O caso da Pampulha não indica, evidentemente, que esta é a posição do Comitê do Século
XX do Icomos; uma afirmação generalizante seria impossível a partir de um único caso, e o
próprio Documento de Madri-Nova Déli demonstra outro caminho. O parecer institucional
que orientou a versão final do Dossiê indica, contudo, que os processos internos do Comitê
não são suficientes para consolidar uma posição institucional mais coesa.
Por sua vez, as atuações locais do Iepha e da Comissão de candidatura, embora com
matrizes conceituais diferentes, são afirmações do campo da conservação e demonstrações
da sua capacidade de tratar com segurança do patrimônio do século XX. Além disso, a
manutenção de posicionamentos coerentes por diferentes técnicos, nas diferentes obras do
Museu de Arte, aponta para uma atuação institucional coesa em relação a este edifício.

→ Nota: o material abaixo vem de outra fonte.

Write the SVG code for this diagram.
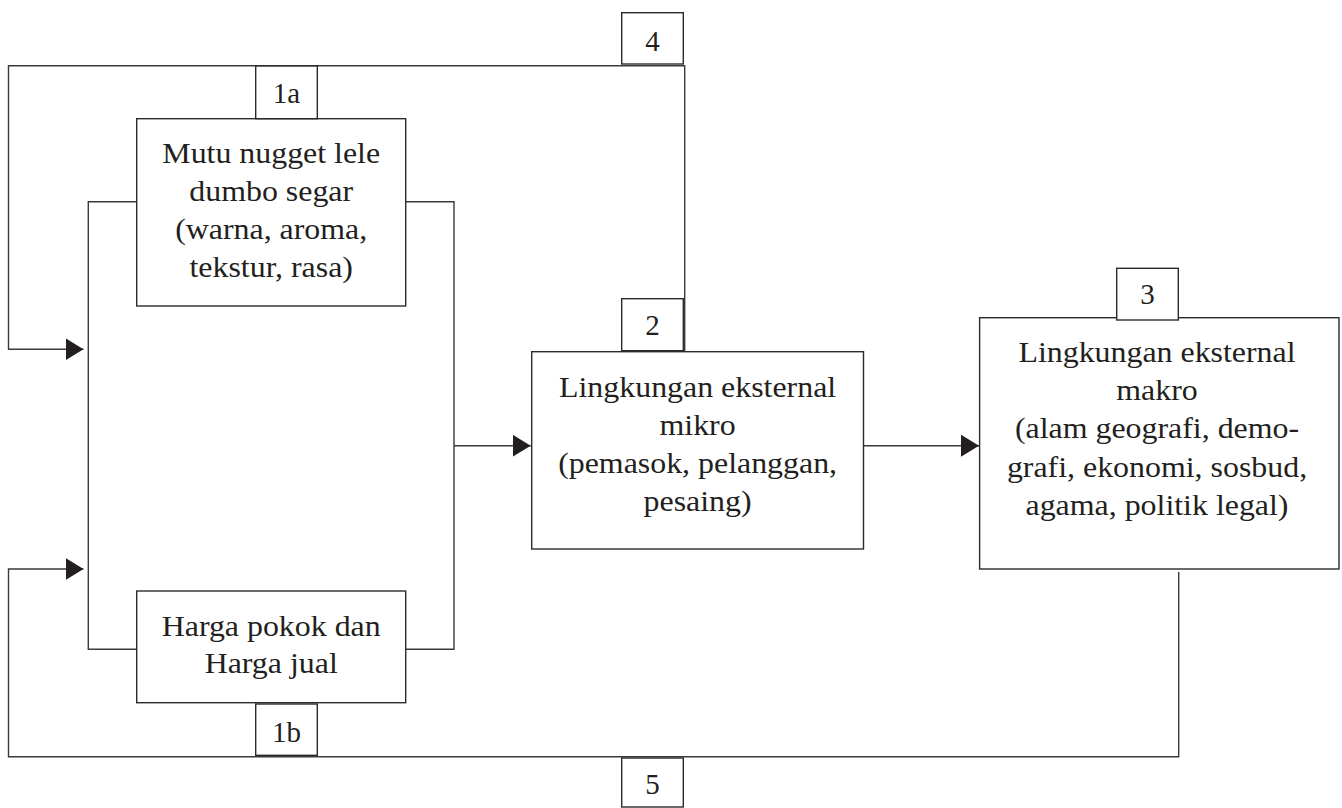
<svg xmlns="http://www.w3.org/2000/svg" width="1342" height="808" viewBox="0 0 1342 808">
  <style>
    .box { fill: #ffffff; stroke: #2b2b2b; stroke-width: 1.4; }
    .wire { fill: none; stroke: #3a3a3a; stroke-width: 1.4; }
    .lbl { font-family: "Liberation Serif", "Times New Roman", serif; font-size: 29px; fill: #231f20; text-anchor: middle; }
  </style>
  <defs>
    <marker id="arrow" viewBox="0 0 18 22" refX="18" refY="11" markerWidth="18" markerHeight="22" markerUnits="userSpaceOnUse" orient="auto">
      <path d="M0,0 L18,11 L0,22 Z" fill="#231f20"/>
    </marker>
  </defs>

  <rect width="1342" height="808" fill="#ffffff"/>

  <!-- connectors -->
  <g id="connectors">
    <!-- loop 4: from node 2 back up over the top and into the inputs -->
    <path class="wire" d="M684.7,351.7 V65.7 H8.5 V349.3 H83.5" marker-end="url(#arrow)"/>
    <!-- loop 5: from node 3 back along the bottom and into the inputs -->
    <path class="wire" d="M1178.7,572 V756.7 H8.5 V569 H83.5" marker-end="url(#arrow)"/>
    <!-- left bracket joining the two inputs -->
    <path class="wire" d="M136.7,201.7 H88.3 V649.3 H136.7"/>
    <!-- right bracket joining the two inputs -->
    <path class="wire" d="M405.7,201.7 H454 V649.3 H405.7"/>
    <!-- inputs to micro environment -->
    <path class="wire" d="M454,445.7 H530.7" marker-end="url(#arrow)"/>
    <!-- micro to macro environment -->
    <path class="wire" d="M863.5,445.7 H979" marker-end="url(#arrow)"/>
  </g>

  <!-- node 1a: product quality -->
  <g id="node-1a">
    <rect class="box" x="136.7" y="118.7" width="269" height="187.3"/>
    <g transform="translate(271.2 0) scale(1.1 1)">
      <text class="lbl" x="0" y="163.5">Mutu nugget lele</text>
      <text class="lbl" x="0" y="201.5">dumbo segar</text>
      <text class="lbl" x="0" y="239.5">(warna, aroma,</text>
      <text class="lbl" x="0" y="277.5">tekstur, rasa)</text>
    </g>
  </g>
  <g id="tag-1a">
    <rect class="box" x="255.7" y="66" width="61.6" height="52.7"/>
    <text class="lbl" x="286.5" y="103.3">1a</text>
  </g>

  <!-- node 1b: pricing -->
  <g id="node-1b">
    <rect class="box" x="136.7" y="591" width="269" height="111.7"/>
    <g transform="translate(271.2 0) scale(1.1 1)">
      <text class="lbl" x="0" y="636">Harga pokok dan</text>
      <text class="lbl" x="0" y="673.5">Harga jual</text>
    </g>
  </g>
  <g id="tag-1b">
    <rect class="box" x="255.7" y="704" width="61.6" height="51.3"/>
    <text class="lbl" x="286.5" y="741.7">1b</text>
  </g>

  <!-- node 2: micro external environment -->
  <g id="node-2">
    <rect class="box" x="531.7" y="351.7" width="331.8" height="197.3"/>
    <g transform="translate(697.6 0) scale(1.1 1)">
      <text class="lbl" x="0" y="396.7">Lingkungan eksternal</text>
      <text class="lbl" x="0" y="435">mikro</text>
      <text class="lbl" x="0" y="473">(pemasok, pelanggan,</text>
      <text class="lbl" x="0" y="511.5">pesaing)</text>
    </g>
  </g>
  <g id="tag-2">
    <rect class="box" x="621.7" y="298.7" width="61.6" height="52"/>
    <text class="lbl" x="652.5" y="335">2</text>
  </g>

  <!-- node 3: macro external environment -->
  <g id="node-3">
    <rect class="box" x="979.6" y="317.7" width="359.4" height="251.3"/>
    <g transform="translate(1157 0) scale(1.1 1)">
      <text class="lbl" x="0" y="361.7">Lingkungan eksternal</text>
      <text class="lbl" x="0" y="400">makro</text>
      <text class="lbl" x="0" y="438.3">(alam geografi, demo-</text>
      <text class="lbl" x="0" y="476.7">grafi, ekonomi, sosbud,</text>
      <text class="lbl" x="0" y="515">agama, politik legal)</text>
    </g>
  </g>
  <g id="tag-3">
    <rect class="box" x="1116.7" y="268.3" width="61.6" height="51.7"/>
    <text class="lbl" x="1147.5" y="304.3">3</text>
  </g>

  <!-- loop labels -->
  <g id="tag-4">
    <rect class="box" x="621.7" y="12.7" width="61.6" height="51.3"/>
    <text class="lbl" x="652.5" y="50.7">4</text>
  </g>
  <g id="tag-5">
    <rect class="box" x="621.7" y="758" width="61.6" height="49"/>
    <text class="lbl" x="652.5" y="794">5</text>
  </g>
</svg>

Lembremos também que, nas obras do Museu de Arte, o descompasso entre e atuação do
Iepha e as concepções de intervenção em difusão na década de 1990 garantiu uma
prudente preservação a mais. Já nas atuais propostas para o Conjunto da Pampulha, o
descompasso entre o parecer do Icomos e os avanços conceituais próprio Conselho pode
vir não somente a eliminar valores históricos relevantes, como também a desviar os
esforços da preservação dos objetos construídos, plenos de valores, para a produção de
réplicas com valor meramente ilustrativo – o que não parece uma operação proveitosa.